И почему, собственно, продолжительности жизни придается такое значение? Каковы те принципы логики или каноны индуктивной науки, которые устанавливают подобный стандарт вычерчивания моральных карт или оценки культурного прогресса? Чем плоха продолжительность жизни на уровне, скажем, сорока лет? Или почему не взять за основу более жизнеутверждающую перспективу, оценивая жизненные шансы человеческого зародыша? Я уже говорил, что по данному показателю страны «первого» и бывшего «второго» мира выглядят куда хуже африканских и азиатских обществ. Представьте, насколько по-другому будут выглядеть наши графики, если мы начнем учитывать в подсчетах 20—25-процентный показатель абортов в Соединенных Штатах и Канаде или же 50-процентный — в России в сравнении с 2 или 10 процентами в Индии, Тунисе и других «развивающихся» странах.

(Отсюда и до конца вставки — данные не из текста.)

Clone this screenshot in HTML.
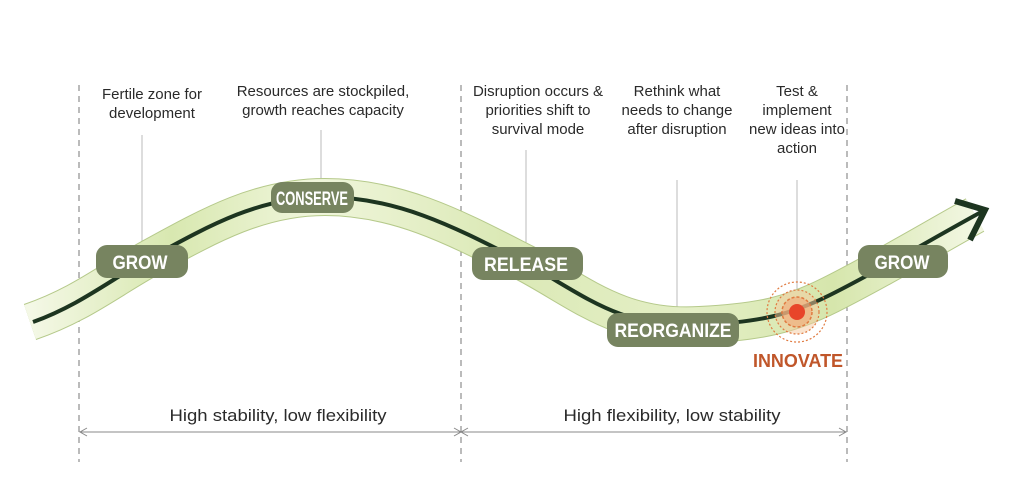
<!DOCTYPE html>
<html><head><meta charset="utf-8"><style>
html,body{margin:0;padding:0;background:#fff;width:1024px;height:501px;overflow:hidden}
svg{display:block}
.t{font-family:"Liberation Sans",sans-serif;font-size:15px;fill:#2a2a2a;text-anchor:middle}
.b{font-family:"Liberation Sans",sans-serif;font-weight:bold;font-size:19px;fill:#fff;text-anchor:middle}
</style></head><body>
<svg width="1024" height="501" viewBox="0 0 1024 501">
<defs>
<linearGradient id="g" x1="0" x2="1" y1="0" y2="0">
<stop offset="0" stop-color="#f4f8e6"/><stop offset="0.15" stop-color="#d8e8b0"/><stop offset="0.3" stop-color="#f0f6dc"/><stop offset="0.5" stop-color="#dbe9b6"/><stop offset="0.7" stop-color="#e4efc6"/><stop offset="0.85" stop-color="#d6e6ac"/><stop offset="1" stop-color="#f2f7e2"/>
</linearGradient>
</defs>
<g stroke="#777" stroke-width="1" stroke-dasharray="6,5">
<line x1="79" y1="85" x2="79" y2="462"/><line x1="461" y1="85" x2="461" y2="462"/><line x1="847" y1="85" x2="847" y2="462"/>
</g>
<g stroke="#bbb" stroke-width="1">
<line x1="142" y1="135" x2="142" y2="250"/><line x1="321" y1="130" x2="321" y2="185"/>
<line x1="526" y1="150" x2="526" y2="250"/><line x1="677" y1="180" x2="677" y2="316"/><line x1="797" y1="180" x2="797" y2="300"/>
</g>
<path d="M30,322 C80,305 110,280 150,258 C210,225 260,197 325,197 C400,197 460,230 525,263 C580,292 620,330 700,325 C760,322 790,315 830,295 C880,270 930,240 975,215" fill="none" stroke="#b5c98a" stroke-width="38"/>
<path d="M30,322 C80,305 110,280 150,258 C210,225 260,197 325,197 C400,197 460,230 525,263 C580,292 620,330 700,325 C760,322 790,315 830,295 C880,270 930,240 975,215" fill="none" stroke="url(#g)" stroke-width="36"/>
<path d="M33,322 C80,305 110,280 150,258 C210,225 260,197 325,197 C400,197 460,230 525,263 C580,292 620,330 700,325 C760,322 790,315 830,295 C880,270 930,240 983,211" fill="none" stroke="#1d3520" stroke-width="4"/>
<path d="M955,201 L985,210 L970,240" fill="none" stroke="#1d3520" stroke-width="6"/>
<circle cx="797" cy="312" r="30" fill="none" stroke="#e07a40" stroke-width="1.2" stroke-dasharray="2,2"/>
<circle cx="797" cy="312" r="22" fill="#f6c9a0" fill-opacity="0.5" stroke="#e07a40" stroke-width="1.2" stroke-dasharray="2,2"/>
<circle cx="797" cy="312" r="15" fill="#f2a878" fill-opacity="0.6" stroke="#e07a40" stroke-width="1.5" stroke-dasharray="3,2"/>
<circle cx="797" cy="312" r="8" fill="#e8452a"/>
<g fill="#778460">
<rect x="96" y="245" width="92" height="33" rx="11"/>
<rect x="271" y="182" width="83" height="31" rx="11"/>
<rect x="472" y="247" width="111" height="33" rx="11"/>
<rect x="607" y="313" width="132" height="34" rx="11"/>
<rect x="858" y="245" width="90" height="33" rx="11"/>
</g>
<text class="b" x="140" y="269" textLength="55" lengthAdjust="spacingAndGlyphs">GROW</text>
<text class="b" x="312" y="205" textLength="72" lengthAdjust="spacingAndGlyphs">CONSERVE</text>
<text class="b" x="526" y="271" textLength="84" lengthAdjust="spacingAndGlyphs">RELEASE</text>
<text class="b" x="673" y="337" textLength="117" lengthAdjust="spacingAndGlyphs">REORGANIZE</text>
<text class="b" x="902" y="269" textLength="55" lengthAdjust="spacingAndGlyphs">GROW</text>
<text class="b" x="798" y="367" style="fill:#c0562a;font-size:18px" textLength="90" lengthAdjust="spacingAndGlyphs">INNOVATE</text>
<text class="t" x="152" y="99">Fertile zone for</text><text class="t" x="152" y="118">development</text>
<text class="t" x="323" y="96">Resources are stockpiled,</text><text class="t" x="323" y="115">growth  reaches capacity</text>
<text class="t" x="538" y="96">Disruption occurs &amp;</text><text class="t" x="538" y="115">priorities shift to</text><text class="t" x="538" y="134">survival mode</text>
<text class="t" x="677" y="96">Rethink what</text><text class="t" x="677" y="115">needs to change</text><text class="t" x="677" y="134">after disruption</text>
<text class="t" x="797" y="96">Test &amp;</text><text class="t" x="797" y="115">implement</text><text class="t" x="797" y="134">new ideas into</text><text class="t" x="797" y="153">action</text>
<g stroke="#888" stroke-width="1" fill="none">
<line x1="80" y1="432" x2="846" y2="432"/>
<path d="M87,428 L80,432 L87,436"/><path d="M454,428 L461,432 L454,436"/><path d="M468,428 L461,432 L468,436"/><path d="M839,428 L846,432 L839,436"/>
</g>
<text class="t" x="278" y="421" style="font-size:17px" textLength="217" lengthAdjust="spacingAndGlyphs">High stability, low flexibility</text>
<text class="t" x="672" y="421" style="font-size:17px" textLength="217" lengthAdjust="spacingAndGlyphs">High flexibility, low stability</text>
</svg>
</body></html>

И дело здесь вовсе не в тех дебатах, которые идут в США по поводу абортов (я сам, кстати, выступаю за свободный выбор женщины в данном вопросе). Это всего лишь один из произвольных аспектов морального «районирования» и степени свободы, которой обладает индивид, выбирающий идеальный стандарт идеальной жизни. По мере того, как социумы становятся все более технологически развитыми, показатель абортов зачастую растет, одновременно снижая продолжительность жизни населения (исходя из того, что за точку отсчета берется момент зачатия, а не появления на свет). В некоторых уголках земного шара, чаще именно в тех, где ценят репродуктивный успех и большие семьи, раннее детство является довольно опасным этапом жизни. Но в иных местах, там, где развиваются высокие технологии и предпочитают маленькие семьи, женское чрево теперь лишено покрова тайны, и потому реальные опасности подстерегают человеческое существо гораздо раньше, еще до рождения.